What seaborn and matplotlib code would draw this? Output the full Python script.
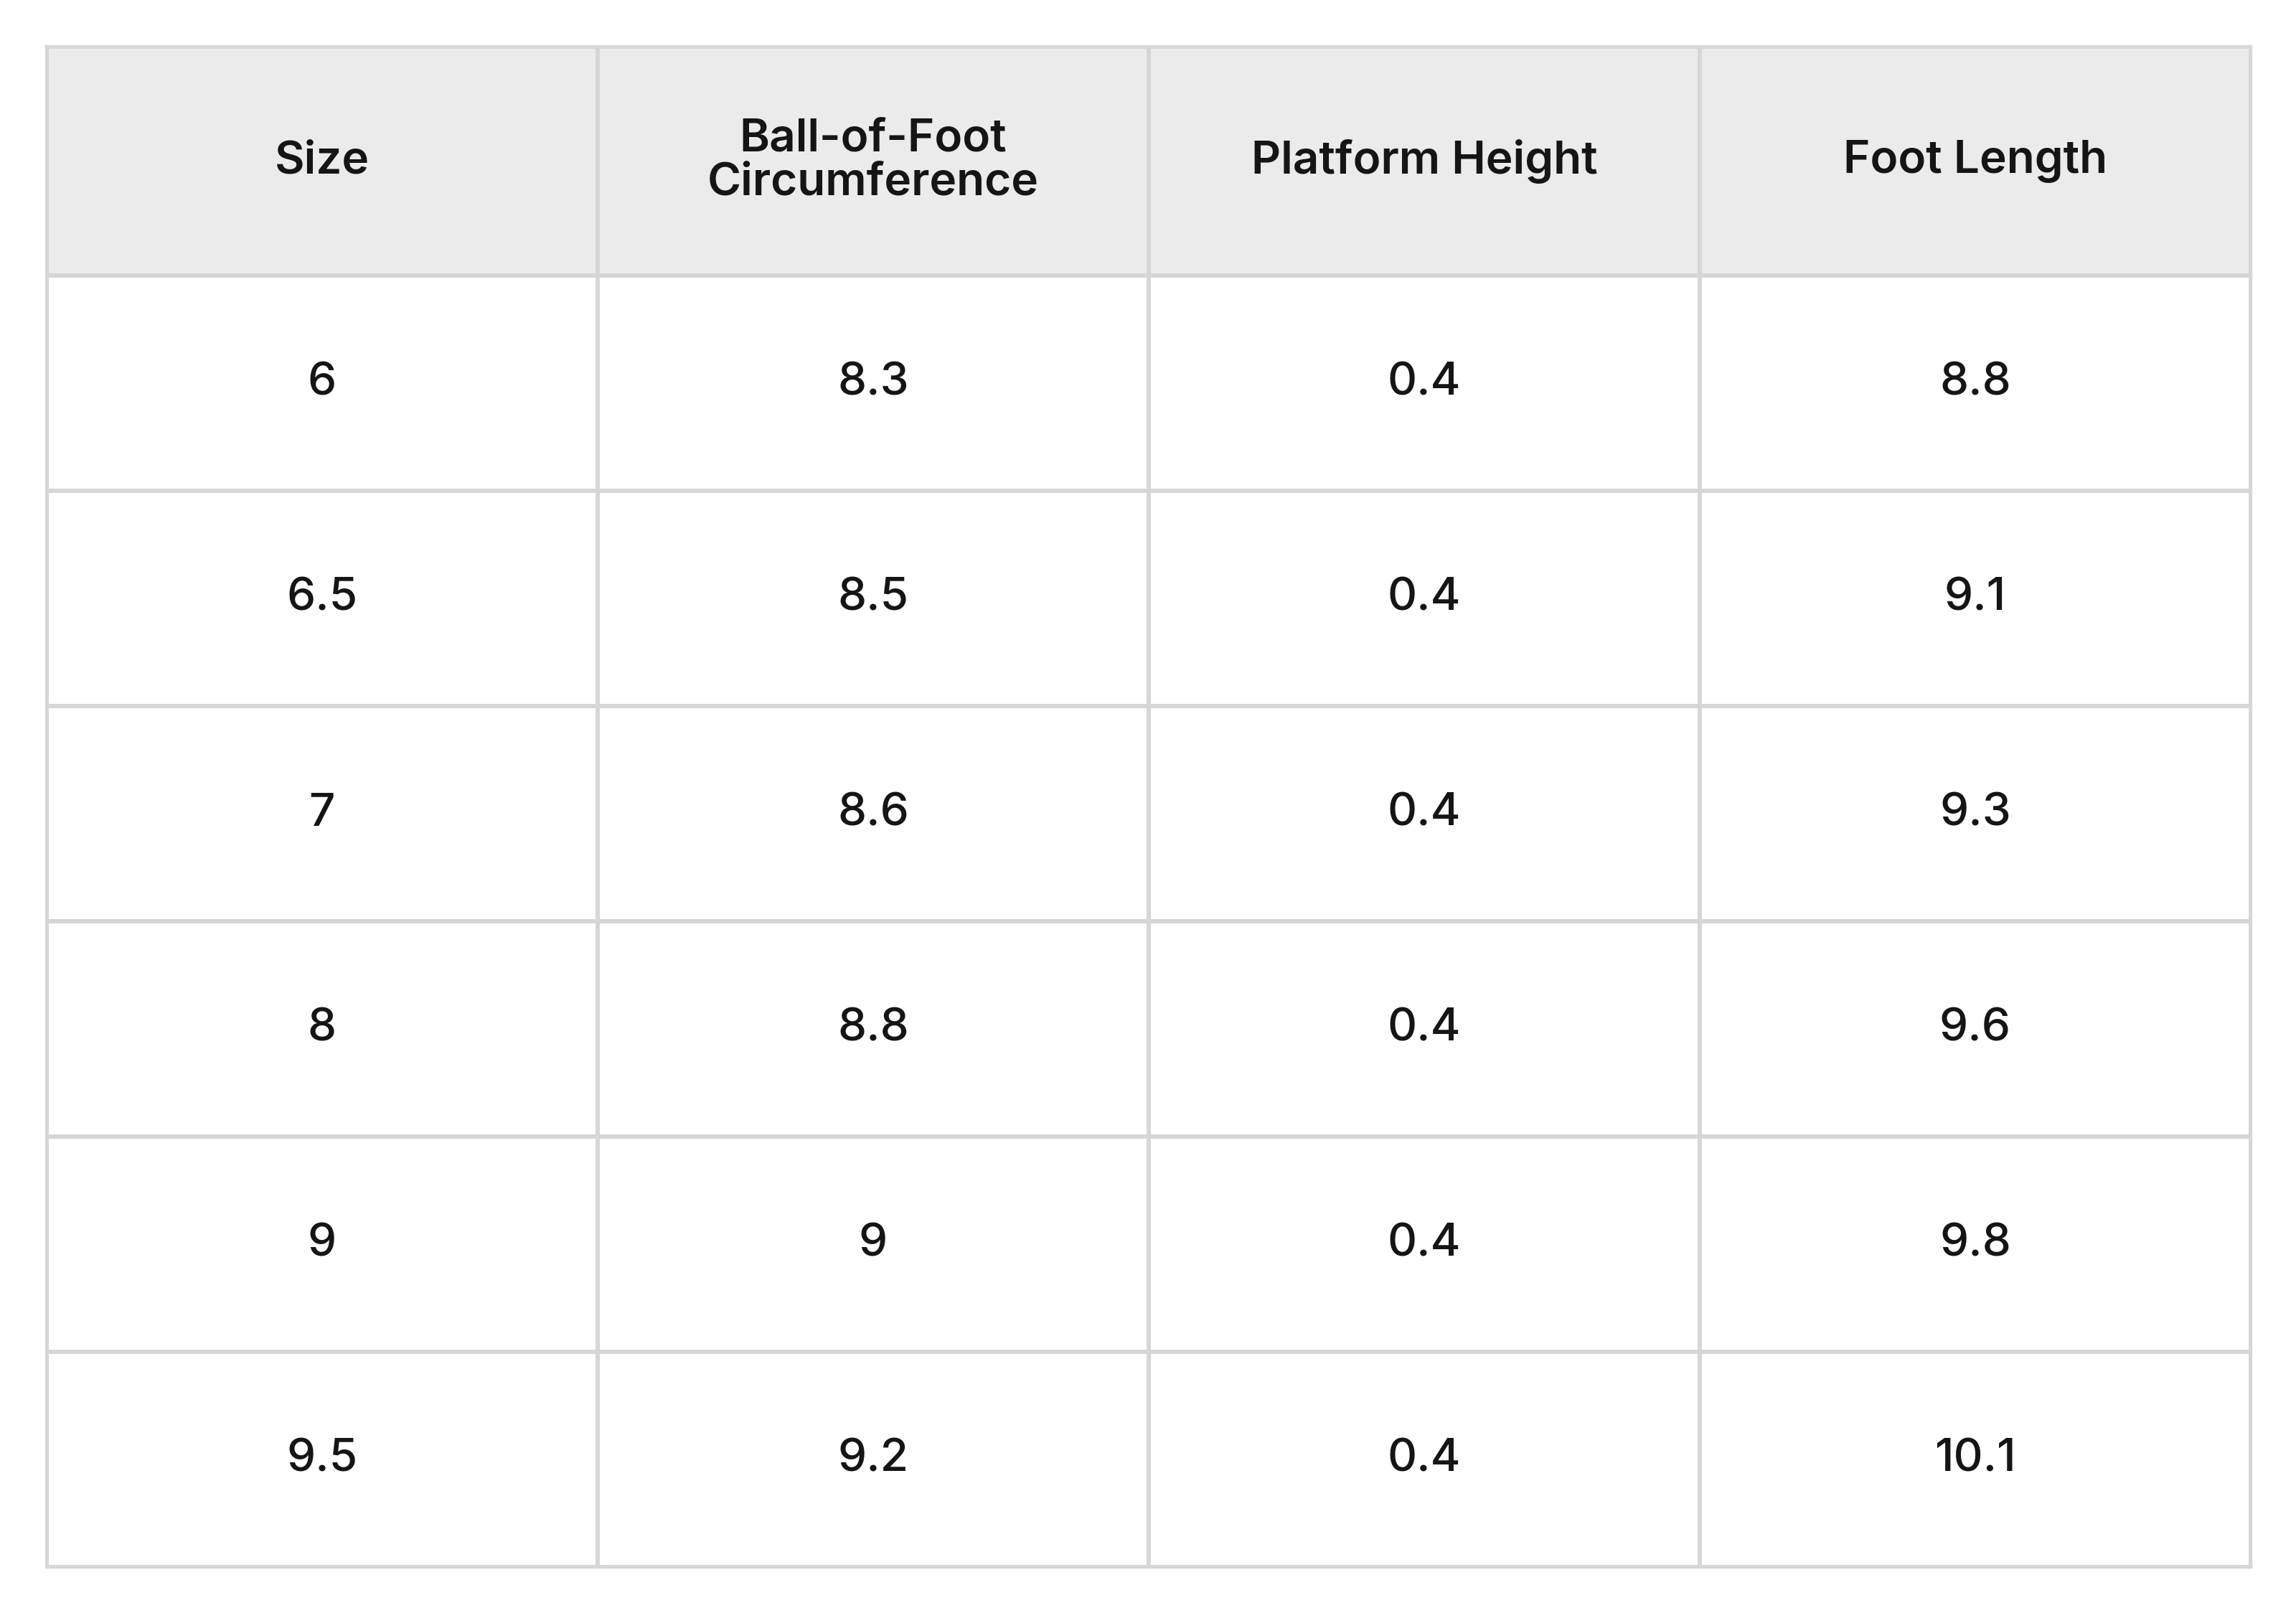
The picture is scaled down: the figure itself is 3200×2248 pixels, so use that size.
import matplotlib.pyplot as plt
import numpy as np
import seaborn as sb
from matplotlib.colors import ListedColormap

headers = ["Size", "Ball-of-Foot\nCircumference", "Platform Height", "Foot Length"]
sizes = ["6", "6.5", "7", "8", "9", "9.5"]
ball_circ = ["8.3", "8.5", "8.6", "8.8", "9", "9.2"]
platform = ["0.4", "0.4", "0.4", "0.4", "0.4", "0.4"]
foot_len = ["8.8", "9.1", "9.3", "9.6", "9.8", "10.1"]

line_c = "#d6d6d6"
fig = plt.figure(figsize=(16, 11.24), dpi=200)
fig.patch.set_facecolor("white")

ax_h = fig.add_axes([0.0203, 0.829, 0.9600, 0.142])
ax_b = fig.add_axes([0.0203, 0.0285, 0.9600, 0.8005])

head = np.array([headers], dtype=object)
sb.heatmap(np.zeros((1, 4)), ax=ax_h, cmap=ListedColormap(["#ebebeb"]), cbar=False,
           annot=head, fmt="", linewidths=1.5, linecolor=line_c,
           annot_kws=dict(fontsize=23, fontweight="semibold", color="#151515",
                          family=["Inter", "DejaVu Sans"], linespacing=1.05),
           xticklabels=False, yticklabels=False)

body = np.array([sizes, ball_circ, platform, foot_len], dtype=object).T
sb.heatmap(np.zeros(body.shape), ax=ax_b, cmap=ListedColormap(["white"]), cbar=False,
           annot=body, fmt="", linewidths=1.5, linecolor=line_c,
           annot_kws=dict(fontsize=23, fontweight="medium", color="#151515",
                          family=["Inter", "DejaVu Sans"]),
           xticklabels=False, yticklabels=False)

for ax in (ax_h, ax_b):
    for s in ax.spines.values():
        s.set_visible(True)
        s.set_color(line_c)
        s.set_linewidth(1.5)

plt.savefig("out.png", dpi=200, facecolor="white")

===

▶ _Task brief_
Restate only the lines running from the start of the material above through the line containing "from matplotlib.colors import ListedColormap", ends included. No pictures.

▶ _Task output_
What seaborn and matplotlib code would draw this? Output the full Python script.
The picture is scaled down: the figure itself is 3200×2248 pixels, so use that size.
import matplotlib.pyplot as plt
import numpy as np
import seaborn as sb
from matplotlib.colors import ListedColormap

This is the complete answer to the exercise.